◆ **TASK INSTRUCTIONS**: Output the material below unchanged, apart from leaving out the pictures.

___ INFORMATION PROVIDED

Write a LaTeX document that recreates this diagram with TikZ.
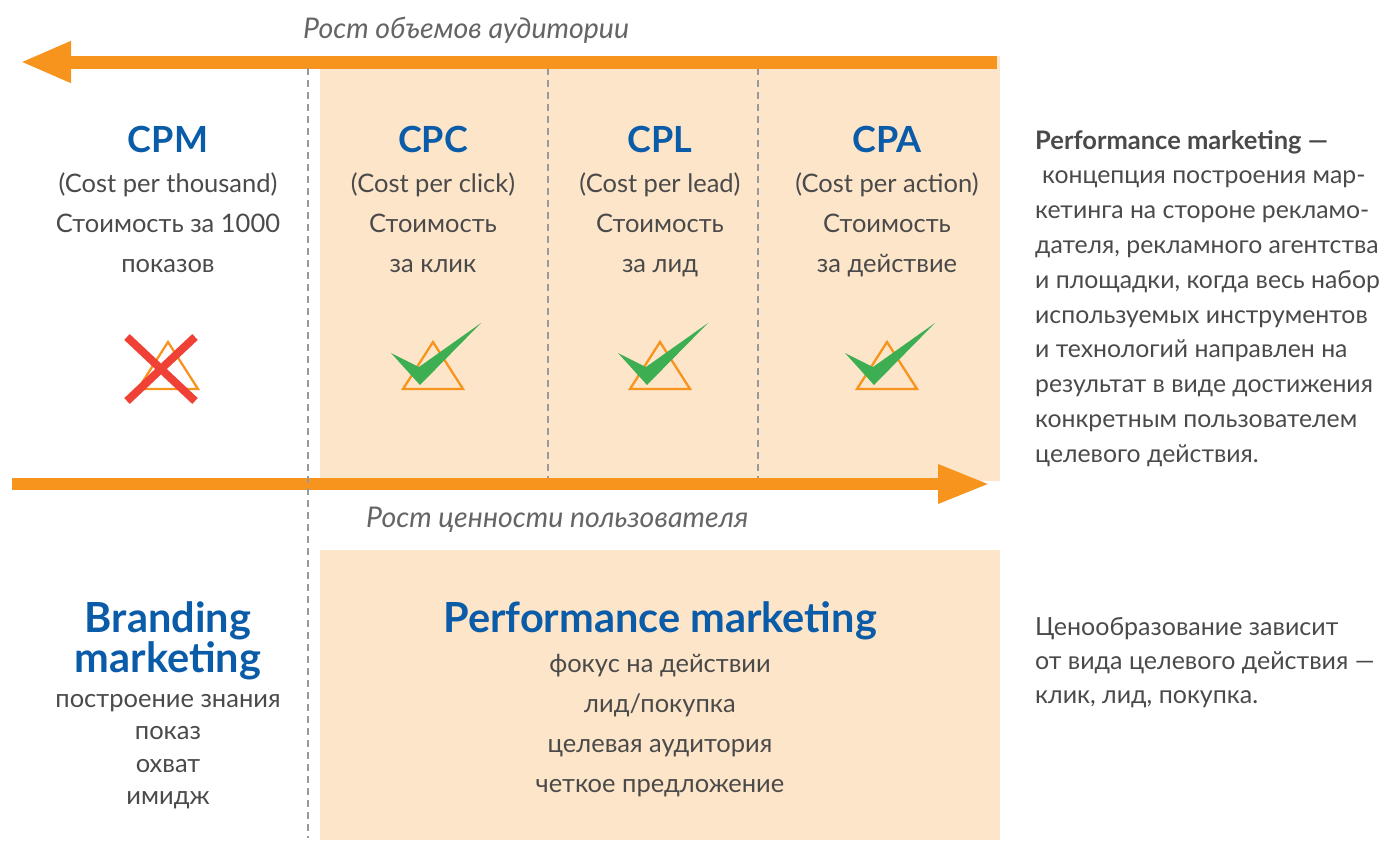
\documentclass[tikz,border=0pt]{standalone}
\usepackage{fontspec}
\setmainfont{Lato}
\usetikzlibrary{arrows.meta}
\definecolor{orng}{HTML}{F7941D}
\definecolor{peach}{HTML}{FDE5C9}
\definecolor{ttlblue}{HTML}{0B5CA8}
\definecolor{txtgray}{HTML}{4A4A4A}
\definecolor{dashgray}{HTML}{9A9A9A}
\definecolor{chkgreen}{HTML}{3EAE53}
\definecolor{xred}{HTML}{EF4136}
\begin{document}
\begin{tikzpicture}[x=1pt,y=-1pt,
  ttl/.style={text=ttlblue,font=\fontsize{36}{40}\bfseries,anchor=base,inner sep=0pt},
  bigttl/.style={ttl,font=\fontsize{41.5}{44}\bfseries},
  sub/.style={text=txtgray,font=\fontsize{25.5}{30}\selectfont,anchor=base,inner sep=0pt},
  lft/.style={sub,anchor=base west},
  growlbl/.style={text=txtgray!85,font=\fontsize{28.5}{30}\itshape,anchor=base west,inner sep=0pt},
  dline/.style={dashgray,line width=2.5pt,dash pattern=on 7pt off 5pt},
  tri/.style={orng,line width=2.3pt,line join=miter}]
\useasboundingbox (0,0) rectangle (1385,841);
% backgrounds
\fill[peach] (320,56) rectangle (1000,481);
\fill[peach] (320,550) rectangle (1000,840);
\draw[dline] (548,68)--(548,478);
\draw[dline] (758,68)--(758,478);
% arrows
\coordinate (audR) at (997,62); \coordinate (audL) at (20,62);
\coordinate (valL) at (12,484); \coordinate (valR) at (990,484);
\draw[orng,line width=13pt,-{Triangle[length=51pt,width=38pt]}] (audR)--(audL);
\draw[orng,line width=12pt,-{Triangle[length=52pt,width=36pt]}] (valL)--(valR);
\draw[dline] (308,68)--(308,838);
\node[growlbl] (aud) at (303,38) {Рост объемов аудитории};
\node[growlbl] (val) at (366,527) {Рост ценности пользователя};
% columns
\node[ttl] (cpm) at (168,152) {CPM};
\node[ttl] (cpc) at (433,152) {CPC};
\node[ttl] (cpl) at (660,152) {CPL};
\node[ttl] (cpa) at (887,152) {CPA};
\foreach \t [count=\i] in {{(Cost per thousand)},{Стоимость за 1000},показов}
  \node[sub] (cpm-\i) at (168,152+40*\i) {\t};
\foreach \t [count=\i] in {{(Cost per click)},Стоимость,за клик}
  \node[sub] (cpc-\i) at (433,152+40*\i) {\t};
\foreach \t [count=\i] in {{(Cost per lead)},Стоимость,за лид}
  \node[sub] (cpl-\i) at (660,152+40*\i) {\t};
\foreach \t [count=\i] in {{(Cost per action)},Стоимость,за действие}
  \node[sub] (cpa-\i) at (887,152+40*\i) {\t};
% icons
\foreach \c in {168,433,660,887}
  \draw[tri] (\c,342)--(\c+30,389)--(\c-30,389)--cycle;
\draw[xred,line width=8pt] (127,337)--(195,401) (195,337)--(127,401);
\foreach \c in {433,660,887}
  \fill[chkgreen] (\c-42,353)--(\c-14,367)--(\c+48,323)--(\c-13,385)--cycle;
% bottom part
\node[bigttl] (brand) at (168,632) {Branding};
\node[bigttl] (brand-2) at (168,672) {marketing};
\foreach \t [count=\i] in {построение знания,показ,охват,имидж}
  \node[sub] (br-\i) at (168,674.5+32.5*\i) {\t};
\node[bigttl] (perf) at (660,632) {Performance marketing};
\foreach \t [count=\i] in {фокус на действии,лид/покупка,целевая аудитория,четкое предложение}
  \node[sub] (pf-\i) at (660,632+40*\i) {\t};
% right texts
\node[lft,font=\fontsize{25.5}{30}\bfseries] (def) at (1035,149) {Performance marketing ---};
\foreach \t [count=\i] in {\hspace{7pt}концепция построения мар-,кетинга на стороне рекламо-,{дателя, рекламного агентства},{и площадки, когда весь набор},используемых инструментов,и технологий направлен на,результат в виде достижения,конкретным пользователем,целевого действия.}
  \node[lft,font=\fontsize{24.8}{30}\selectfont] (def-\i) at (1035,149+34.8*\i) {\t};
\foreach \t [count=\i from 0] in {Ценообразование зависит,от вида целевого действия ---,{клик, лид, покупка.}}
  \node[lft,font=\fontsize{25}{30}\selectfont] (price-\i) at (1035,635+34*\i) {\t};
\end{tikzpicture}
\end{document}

______

◆ **EXERCISE OUTPUT**:
Write a LaTeX document that recreates this diagram with TikZ.
\documentclass[tikz,border=0pt]{standalone}
\usepackage{fontspec}
\setmainfont{Lato}
\usetikzlibrary{arrows.meta}
\definecolor{orng}{HTML}{F7941D}
\definecolor{peach}{HTML}{FDE5C9}
\definecolor{ttlblue}{HTML}{0B5CA8}
\definecolor{txtgray}{HTML}{4A4A4A}
\definecolor{dashgray}{HTML}{9A9A9A}
\definecolor{chkgreen}{HTML}{3EAE53}
\definecolor{xred}{HTML}{EF4136}
\begin{document}
\begin{tikzpicture}[x=1pt,y=-1pt,
  ttl/.style={text=ttlblue,font=\fontsize{36}{40}\bfseries,anchor=base,inner sep=0pt},
  bigttl/.style={ttl,font=\fontsize{41.5}{44}\bfseries},
  sub/.style={text=txtgray,font=\fontsize{25.5}{30}\selectfont,anchor=base,inner sep=0pt},
  lft/.style={sub,anchor=base west},
  growlbl/.style={text=txtgray!85,font=\fontsize{28.5}{30}\itshape,anchor=base west,inner sep=0pt},
  dline/.style={dashgray,line width=2.5pt,dash pattern=on 7pt off 5pt},
  tri/.style={orng,line width=2.3pt,line join=miter}]
\useasboundingbox (0,0) rectangle (1385,841);
% backgrounds
\fill[peach] (320,56) rectangle (1000,481);
\fill[peach] (320,550) rectangle (1000,840);
\draw[dline] (548,68)--(548,478);
\draw[dline] (758,68)--(758,478);
% arrows
\coordinate (audR) at (997,62); \coordinate (audL) at (20,62);
\coordinate (valL) at (12,484); \coordinate (valR) at (990,484);
\draw[orng,line width=13pt,-{Triangle[length=51pt,width=38pt]}] (audR)--(audL);
\draw[orng,line width=12pt,-{Triangle[length=52pt,width=36pt]}] (valL)--(valR);
\draw[dline] (308,68)--(308,838);
\node[growlbl] (aud) at (303,38) {Рост объемов аудитории};
\node[growlbl] (val) at (366,527) {Рост ценности пользователя};
% columns
\node[ttl] (cpm) at (168,152) {CPM};
\node[ttl] (cpc) at (433,152) {CPC};
\node[ttl] (cpl) at (660,152) {CPL};
\node[ttl] (cpa) at (887,152) {CPA};
\foreach \t [count=\i] in {{(Cost per thousand)},{Стоимость за 1000},показов}
  \node[sub] (cpm-\i) at (168,152+40*\i) {\t};
\foreach \t [count=\i] in {{(Cost per click)},Стоимость,за клик}
  \node[sub] (cpc-\i) at (433,152+40*\i) {\t};
\foreach \t [count=\i] in {{(Cost per lead)},Стоимость,за лид}
  \node[sub] (cpl-\i) at (660,152+40*\i) {\t};
\foreach \t [count=\i] in {{(Cost per action)},Стоимость,за действие}
  \node[sub] (cpa-\i) at (887,152+40*\i) {\t};
% icons
\foreach \c in {168,433,660,887}
  \draw[tri] (\c,342)--(\c+30,389)--(\c-30,389)--cycle;
\draw[xred,line width=8pt] (127,337)--(195,401) (195,337)--(127,401);
\foreach \c in {433,660,887}
  \fill[chkgreen] (\c-42,353)--(\c-14,367)--(\c+48,323)--(\c-13,385)--cycle;
% bottom part
\node[bigttl] (brand) at (168,632) {Branding};
\node[bigttl] (brand-2) at (168,672) {marketing};
\foreach \t [count=\i] in {построение знания,показ,охват,имидж}
  \node[sub] (br-\i) at (168,674.5+32.5*\i) {\t};
\node[bigttl] (perf) at (660,632) {Performance marketing};
\foreach \t [count=\i] in {фокус на действии,лид/покупка,целевая аудитория,четкое предложение}
  \node[sub] (pf-\i) at (660,632+40*\i) {\t};
% right texts
\node[lft,font=\fontsize{25.5}{30}\bfseries] (def) at (1035,149) {Performance marketing ---};
\foreach \t [count=\i] in {\hspace{7pt}концепция построения мар-,кетинга на стороне рекламо-,{дателя, рекламного агентства},{и площадки, когда весь набор},используемых инструментов,и технологий направлен на,результат в виде достижения,конкретным пользователем,целевого действия.}
  \node[lft,font=\fontsize{24.8}{30}\selectfont] (def-\i) at (1035,149+34.8*\i) {\t};
\foreach \t [count=\i from 0] in {Ценообразование зависит,от вида целевого действия ---,{клик, лид, покупка.}}
  \node[lft,font=\fontsize{25}{30}\selectfont] (price-\i) at (1035,635+34*\i) {\t};
\end{tikzpicture}
\end{document}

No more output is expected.